23 Mayıs 2013 Perşembe

Fenerbahçe-Galatasaray 2

Futbolu yaklaşık yirmi beş yıldır takip ediyorum. Benim çocukluk yıllarımda Beşiktaş daha güçlüydü ve Galatasaray’a rakip olarak Beşiktaş’ı görüyordum. Ezeli rekabet ebedi dostluk, dünyanın en önemli derbilerinden diye medya tarafından tarif edilen Galatasaray-Fenerbahçe rekabetiyle tanışmam lise yılları sonrasıdır. Lise yıllarımdan sonra birkaç Beşiktaş şampiyonluğu ve Bursa şampiyonluğu dışında Galatasaray’ın dört yıl üst üste şampiyonluğunu saymazsak şampiyonluklar Galatasaray ile Fenerbahçe arasında paylaşıldı.
İki binli yıllarda Galatasaray’ın dört yıl üst üste şampiyon olup UEFA kupasını kazandığı dönemlerde bazı maçlarını Ali Sami Yen stadında izledim 2006-2009 yılları arasında Ali Sami Yen stadında çoğu maça gittim. Statta izleyemediğim maçlarının hemen hemen hepsini televizyondan haliyle kahvelerde izledim. Beni en çok rahatsız eden şey kendi oyuncusuna bile küfreden izleyicilerdi. Rakip takıma küfredildiğini söylememe gerek yoktur. Kimse bizim takım küfretmiyor demesin her takım küfrediyor. Küfür kimileri için artık bir yaşam tarzı olmuş hayatın her anında küfürle yatıp kalkıyorlar. Kimileri içinde futbolun olmazsa olmazı küfür ve küfürsüz futbolu düşünemiyorlar bile. İnsan küfürlü ortamlarda bulundukça bir süre sonra bunu normal bir olgu gibi karşılayabiliyor. Ne yazık ki kötü örnekleri kabullenmek etkilenmek daha kolay oluyor.

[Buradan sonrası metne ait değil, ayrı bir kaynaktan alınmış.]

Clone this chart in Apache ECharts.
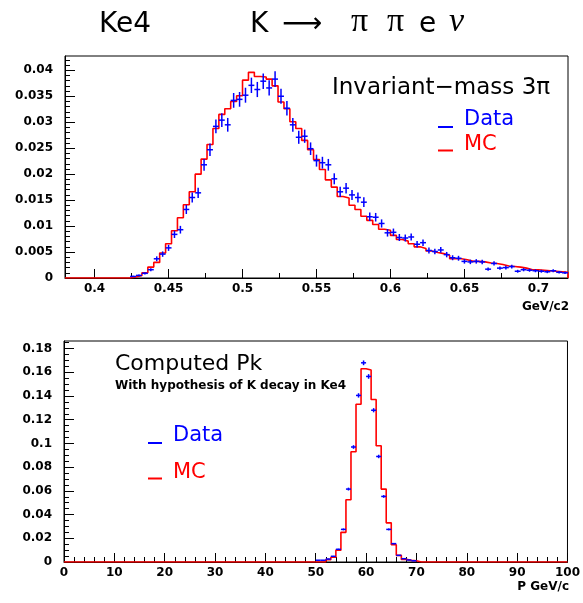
<!DOCTYPE html>
<html><head><meta charset="utf-8">
<script src="https://cdn.jsdelivr.net/npm/echarts@6/dist/echarts.min.js"></script>
<style>html,body{margin:0;padding:0;background:#fff}#c{width:583px;height:603px}</style>
</head><body><div id="c"></div>
<script>
// ---------- Top histogram: invariant mass of 3 pi (GeV/c2) ----------
const massMin = 0.38, massMax = 0.72, massBinWidth = 0.004;
const massMC = [0,0,0,0,0,0,0,0,0,0,0,
  0.0002,0.0005,0.0010,0.0021,0.0030,0.0048,0.0066,0.0091,0.0116,0.0141,
  0.0166,0.0200,0.0229,0.0257,0.0288,0.0315,0.0326,0.0340,0.0351,0.0381,
  0.0396,0.0388,0.0387,0.0383,0.0370,0.0339,0.0326,0.0301,0.0288,0.0265,
  0.0247,0.0228,0.0209,0.0189,0.0175,0.0157,0.0154,0.0140,0.0132,0.0119,
  0.0111,0.0103,0.0094,0.0092,0.0082,0.0074,0.0071,0.0066,0.0060,0.0057,
  0.0052,0.0049,0.0047,0.0044,0.0037,0.0037,0.0035,0.0032,0.0032,0.0031,
  0.0029,0.0028,0.0026,0.0023,0.0022,0.0021,0.0019,0.0016,0.0016,0.0015,
  0.0014,0.0013,0.0012,0.0011];
const massData = [0,0,0,0,0,0,0,0,0,0,0,
  0.0003,0.0005,0.0009,0.0016,0.0037,0.0046,0.0058,0.0084,0.0093,0.0132,
  0.0155,0.0164,0.0218,0.0247,0.0292,0.0304,0.0295,0.0342,0.0344,0.0352,
  0.0371,0.0363,0.0379,0.0366,0.0383,0.0350,0.0327,0.0295,0.0271,0.0273,
  0.0249,0.0226,0.0222,0.0218,0.0191,0.0166,0.0173,0.0160,0.0155,0.0146,
  0.0118,0.0117,0.0105,0.0087,0.0088,0.0078,0.0077,0.0079,0.0065,0.0068,
  0.0053,0.0051,0.0054,0.0045,0.0039,0.0038,0.0032,0.0031,0.0032,0.0031,
  0.0017,0.0028,0.0019,0.0020,0.0022,0.0013,0.0016,0.0015,0.0014,0.0013,
  0.0012,0.0014,0.0011,0.0010];
const massErr = [0,0,0,0,0,0,0,0,0,0,0,
  0.00013,0.00017,0.00023,0.00030,0.00047,0.00052,0.00058,0.00070,0.00074,0.00088,
  0.00096,0.00098,0.00113,0.00121,0.00131,0.00134,0.00132,0.00142,0.00142,0.00144,
  0.00148,0.00146,0.00150,0.00147,0.00150,0.00144,0.00139,0.00132,0.00126,0.00127,
  0.00121,0.00115,0.00114,0.00113,0.00106,0.00099,0.00101,0.00097,0.00096,0.00093,
  0.00083,0.00083,0.00079,0.00072,0.00072,0.00068,0.00067,0.00068,0.00062,0.00063,
  0.00056,0.00055,0.00056,0.00052,0.00048,0.00047,0.00043,0.00043,0.00043,0.00043,
  0.00032,0.00041,0.00033,0.00034,0.00036,0.00028,0.00031,0.00030,0.00029,0.00028,
  0.00027,0.00029,0.00025,0.00024];
const massXTicks = [0.4,0.45,0.5,0.55,0.6,0.65,0.7];
const massXMinor = [0.425,0.475,0.525,0.575,0.625,0.675];
const massYMax = 0.04275;
const massYTicks = [0,0.005,0.01,0.015,0.02,0.025,0.03,0.035,0.04];
const massYMinor = [0.001,0.002,0.003,0.004,0.006,0.007,0.008,0.009,0.011,0.012,0.013,0.014,
  0.016,0.017,0.018,0.019,0.021,0.022,0.023,0.024,0.026,0.027,0.028,0.029,
  0.031,0.032,0.033,0.034,0.036,0.037,0.038,0.039,0.041,0.042];

// ---------- Bottom histogram: computed Pk (GeV/c) ----------
const pMin = 0, pMax = 100, pBinWidth = 1;
const pMC = [0,0,0,0,0,0,0,0,0,0, 0,0,0,0,0,0,0,0,0,0, 0,0,0,0,0,0,0,0,0,0,
  0,0,0,0,0,0,0,0,0,0, 0,0,0,0,0,0,0,0,0,0,
  0,0,0.002,0.004,0.010,0.025,0.0525,0.093,0.133,0.163,
  0.162,0.137,0.098,0.0615,0.033,0.0146,0.0056,0.0022,0.0014,0.001,
  0,0,0,0,0,0,0,0,0,0, 0,0,0,0,0,0,0,0,0,0, 0,0,0,0,0,0,0,0,0,0];
const pData = [0,0,0,0,0,0,0,0,0,0, 0,0,0,0,0,0,0,0,0,0, 0,0,0,0,0,0,0,0,0,0,
  0,0,0,0,0,0,0,0,0,0, 0,0,0,0,0,0,0,0,0,0,
  0.0015,0.0015,0.0025,0.0048,0.0107,0.0275,0.0615,0.097,0.1405,0.168,
  0.1565,0.128,0.089,0.0553,0.0275,0.0155,0.0056,0.0028,0.0017,0.001,
  0,0,0,0,0,0,0,0,0,0, 0,0,0,0,0,0,0,0,0,0, 0,0,0,0,0,0,0,0,0,0];
const pErr = [0,0,0,0,0,0,0,0,0,0, 0,0,0,0,0,0,0,0,0,0, 0,0,0,0,0,0,0,0,0,0,
  0,0,0,0,0,0,0,0,0,0, 0,0,0,0,0,0,0,0,0,0,
  0.00019,0.00019,0.00024,0.00034,0.0005,0.00081,0.00121,0.00153,0.00184,0.0020,
  0.00194,0.00175,0.00146,0.00115,0.00081,0.00061,0.00037,0.00026,0.0002,0.00015,
  0,0,0,0,0,0,0,0,0,0, 0,0,0,0,0,0,0,0,0,0, 0,0,0,0,0,0,0,0,0,0];
const pXTicks = [0,10,20,30,40,50,60,70,80,90,100];
const pXMinor = [2,4,6,8,12,14,16,18,22,24,26,28,32,34,36,38,42,44,46,48,
  52,54,56,58,62,64,66,68,72,74,76,78,82,84,86,88,92,94,96,98];
const pYMax = 0.1864;
const pYTicks = [0,0.02,0.04,0.06,0.08,0.1,0.12,0.14,0.16,0.18];
const pYMinor = [0.005,0.01,0.015,0.025,0.03,0.035,0.045,0.05,0.055,0.065,0.07,0.075,
  0.085,0.09,0.095,0.105,0.11,0.115,0.125,0.13,0.135,0.145,0.15,0.155,0.165,0.17,0.175,0.185];

// ---------- helpers ----------
function stepData(vals, x0, w) {
  const d = [];
  for (let i = 0; i < vals.length; i++) d.push([x0 + i * w, vals[i]]);
  d.push([x0 + vals.length * w, vals[vals.length - 1]]);
  d.push([x0 + vals.length * w, 0]);
  return d;
}
function pointData(vals, errs, x0, w) {
  const d = [];
  for (let i = 0; i < vals.length; i++) if (vals[i] > 0) d.push([x0 + (i + 0.5) * w, vals[i], errs[i], w]);
  return d;
}
function renderCross(params, api) {
  const c = api.value(0), v = api.value(1), e = api.value(2), w = api.value(3);
  const L = api.coord([c - w / 2, v]), R = api.coord([c + w / 2, v]);
  const T = api.coord([c, v + e]), B = api.coord([c, v - e]);
  const st = { stroke: '#0000ff', lineWidth: 1.5 };
  return { type: 'group', children: [
    { type: 'line', shape: { x1: L[0], y1: L[1], x2: R[0], y2: R[1] }, style: st },
    { type: 'line', shape: { x1: T[0], y1: T[1], x2: B[0], y2: B[1] }, style: st }
  ]};
}
const fmt = v => String(+(+v).toFixed(4));
const labelFont = { fontFamily: 'DejaVu Sans', fontWeight: 'bold', fontSize: 12, color: '#000' };
function mainAxis(gi, min, max, ticks, isX) {
  return {
    type: 'value', gridIndex: gi, min: min, max: max, position: isX ? 'bottom' : 'left',
    axisLine: { show: true, onZero: false, lineStyle: { color: '#000', width: 1 } },
    axisTick: { show: true, inside: true, length: isX ? 9 : 10, customValues: ticks, lineStyle: { color: '#000', width: 1 } },
    axisLabel: Object.assign({ show: true, customValues: ticks, formatter: fmt, margin: isX ? 5 : 12, showMinLabel: true, showMaxLabel: true }, labelFont),
    splitLine: { show: false }, minorTick: { show: false }
  };
}
function minorAxis(gi, min, max, ticks, isX) {
  return {
    type: 'value', gridIndex: gi, min: min, max: max, position: isX ? 'bottom' : 'left',
    axisLine: { show: false },
    axisTick: { show: true, inside: true, length: 5, customValues: ticks, lineStyle: { color: '#000', width: 1 } },
    axisLabel: { show: false }, splitLine: { show: false }
  };
}

const chart = echarts.init(document.getElementById('c'), null, { renderer: 'canvas' });
const font = (s, w, f) => (w || 'normal') + ' ' + s + 'px ' + (f || '"DejaVu Sans"');
function txt(t, x, y, size, color, opts) {
  opts = opts || {};
  return { type: 'text', z: 100, style: { text: t, x: x, y: y, font: font(size, opts.weight, opts.family), fill: color,
    align: opts.align || 'left', verticalAlign: 'middle' } };
}
function dash(x1, x2, y, color) {
  return { type: 'line', z: 100, shape: { x1: x1, y1: y, x2: x2, y2: y }, style: { stroke: color, lineWidth: 2 } };
}

chart.setOption({
  animation: false,
  backgroundColor: '#fff',
  grid: [
    { left: 65, top: 56, width: 503, height: 222, show: true, borderColor: '#000', borderWidth: 1, backgroundColor: 'transparent', containLabel: false },
    { left: 64, top: 341, width: 505, height: 221, show: true, borderColor: '#000', borderWidth: 1, backgroundColor: 'transparent', containLabel: false }
  ],
  xAxis: [
    mainAxis(0, massMin, massMax, massXTicks, true),
    minorAxis(0, massMin, massMax, massXMinor, true),
    mainAxis(1, pMin, pMax, pXTicks, true),
    minorAxis(1, pMin, pMax, pXMinor, true)
  ],
  yAxis: [
    mainAxis(0, 0, massYMax, massYTicks, false),
    minorAxis(0, 0, massYMax, massYMinor, false),
    mainAxis(1, 0, pYMax, pYTicks, false),
    minorAxis(1, 0, pYMax, pYMinor, false)
  ],
  series: [
    { type: 'line', xAxisIndex: 0, yAxisIndex: 0, step: 'end', showSymbol: false, clip: true,
      data: stepData(massMC, massMin, massBinWidth), lineStyle: { color: '#ff0000', width: 1.6 }, z: 3 },
    { type: 'custom', xAxisIndex: 0, yAxisIndex: 0, renderItem: renderCross, clip: true,
      encode: { x: 0, y: 1 }, data: pointData(massData, massErr, massMin, massBinWidth), z: 4 },
    { type: 'line', xAxisIndex: 2, yAxisIndex: 2, step: 'end', showSymbol: false, clip: true,
      data: stepData(pMC, pMin, pBinWidth), lineStyle: { color: '#ff0000', width: 1.6 }, z: 3 },
    { type: 'custom', xAxisIndex: 2, yAxisIndex: 2, renderItem: renderCross, clip: true,
      encode: { x: 0, y: 1 }, data: pointData(pData, pErr, pMin, pBinWidth), z: 4 }
  ],
  graphic: [
    txt('Ke4', 99, 24.3, 28, '#000'),
    txt('K', 250, 24.3, 28, '#000'),
    txt('\u27F6', 282, 24.3, 28, '#000'),
    txt('\u03C0', 351, 22.5, 34, '#000', { family: '"Liberation Serif"' }),
    txt('\u03C0', 387, 22.5, 34, '#000', { family: '"Liberation Serif"' }),
    txt('e', 419, 24.3, 28, '#000'),
    txt('\u03BD', 449, 22.5, 34, '#000', { family: '"Liberation Serif"', weight: 'italic' }),

    txt('Invariant\u2212mass 3\u03C0', 332, 88, 23, '#000'),
    dash(438, 453, 127, '#0000ff'),
    txt('Data', 464, 120, 21, '#0000ff'),
    dash(438, 453, 150.5, '#ff0000'),
    txt('MC', 464, 144.4, 21, '#ff0000'),
    txt('GeV/c2', 569, 307, 12, '#000', { weight: 'bold', align: 'right' }),

    txt('Computed Pk', 115, 364.7, 22, '#000'),
    txt('With hypothesis of K decay in Ke4', 115, 385.5, 12, '#000', { weight: 'bold' }),
    dash(148, 162, 443, '#0000ff'),
    txt('Data', 173, 436, 21, '#0000ff'),
    dash(148, 162, 478.5, '#ff0000'),
    txt('MC', 173, 472.7, 21, '#ff0000'),
    txt('P GeV/c', 569, 586.5, 12, '#000', { weight: 'bold', align: 'right' })
  ]
});
</script></body></html>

Takdir edersiniz ki insanlar analarının karnından holigan doğmuyor. Ortam insanları kötü olmaya zorluyor. Küfür ve şiddetin her türlüsüne karşıyım. Hele ki toplu olarak yapılmasının bir izahı yok. Küfür ve şiddet zayıflık belirtisidir. Kişisel olayların önüne şimdilik geçilemez ancak ufak olaylar şimdiki durumla karşılaştırıldığı zaman kabul edilebilir. Toplu şiddet ve küfür ortadan kalktıktan bir süre sonra bireysel olaylarda ortadan kalkacaktır. Asıl sorun biz medenice maç izlemek istiyor muyuz? Biz temiz futbol ortamını sağlayabilirsek çürük elmalar maçlara gelmeyecektir ve hatta futbolla ilgileri kesilecektir.
Her kesimden kötü örneklerin savunması genelde şu şekilde; onlarda aynısını bize yaptı hatta daha kötüsünü yaptı, onlarda küfretti, beni tahrik etti, ben yaptım ama herkes yapıyor vb. mantıken izahı olmayan şeyler. Karşındaki yanlış yapıyorsa hakkını savunmak için sende aynı yanlışı yapamazsın. Yapıyorsan bir birinizden farkınız yoktur. Ortada bir doğru varsa onu yapmak için başkalarının yapmasını beklemeyiz. Beklememeliyiz.
Benim Galatasaray taraftarından beklentim küfürsüz şiddet olaylarından uzak takımını desteklemesi. Güzel koreografileri, seviyeli pankartları ve güzel tezahüratlarını bekliyorum. Yönetimin rakiplerle ağız dalaşına girmesini istemiyorum. Büyük takım olacaksak büyüklük budur. Kendimize kötü örnekleri değil iyi örnekleri almalıyız.
Dünkü yazımı okumuşsunuzdur. O yazıyı yazdığım için mutlu değilim ama yazmalıydım. Karar vermeliyiz hangisini istiyoruz.